Wednesday, October 13, 2010

It'll be a Bloody Good Time

Although JR and I do share lots of the same qualities, (flair for the dramatics, anyone?) unlike me, he could seriously care less about what goes on his body. Knowing it was picture day today he asked me what he had to wear.  The tone in his voice was as if I was going to make him the holy martyr of St. Tuxedo. 

And of course, seconds after getting dressed, I noticed his nose started bleeding. (JR has terrible nose bleeds during the fall and winter here.  He often comes home from school looking like Sissy Spacek in Carrie.) I had tissues in his hands immediately, but he was still able to get blood smeared across his forehead.  
I started imagining JR's 2nd grade picture with him wearing a shirt that looked like he'd used it to clean up a blood-bath.  (Which would actually be fairly accurate since he seems to think his shirts make better tissues than, well, tissues.)

I packed another shirt in his bag this morning and gave him precise instructions that if he gets blood on his shirt before pictures to change shirts.  His main concern? Could he change shirts after pictures even if he didn't get blood on it...because how dare I make him be so dressed up in a *sigh* collared shirt all day.

So what's my bet on what his school picture will look like?

He'll be wearing the extra t-shirt, and it'll be covered in blood. 

Along with dried blood smeared all over his face. 
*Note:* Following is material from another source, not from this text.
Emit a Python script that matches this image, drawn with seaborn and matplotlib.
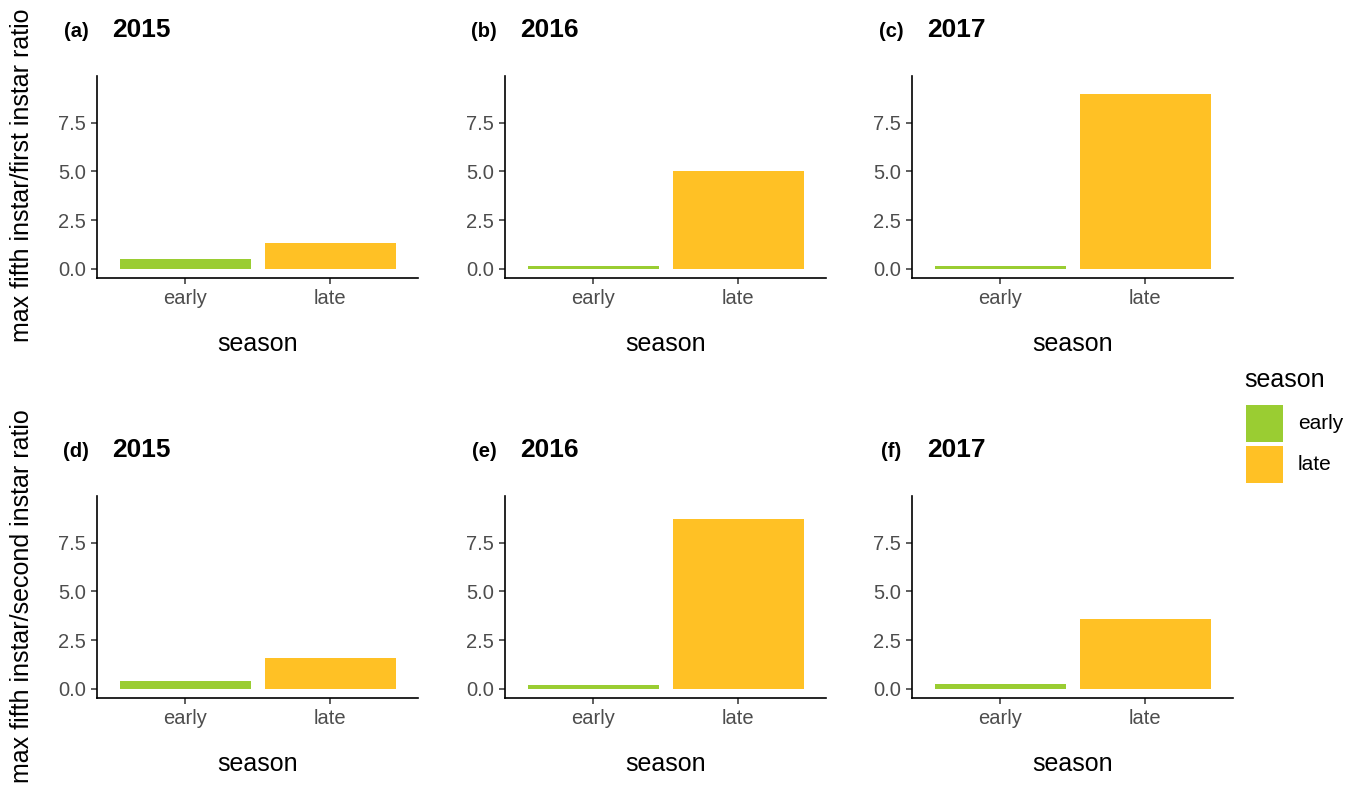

Last year he was missing an arm, and this year he'll be bloody. You'd think the child went to Horror High!

4 comments:

leiamarie82 said...

Will has to wear a uniform this year, and he informed me on the first day of school that "T-shirts are COOL, and collared shirts are HANDSOME." (He gets to wear a t-shirt on Tue/Thu because they're PE days, so it works out.

GS said...

Hang in there, I foresee worse before better.

Joseph said...

Even though I was raised southern baptist, St. Tuxedo was always my favorite church figure. Well, him and Our Lady of Gold Lamé

Shelly said...

Look at it this way... If he ever starts CARING what he wears to school, you'll know to start digging through his backpack to find out who she is. Not that we'd ever snoop on our kids.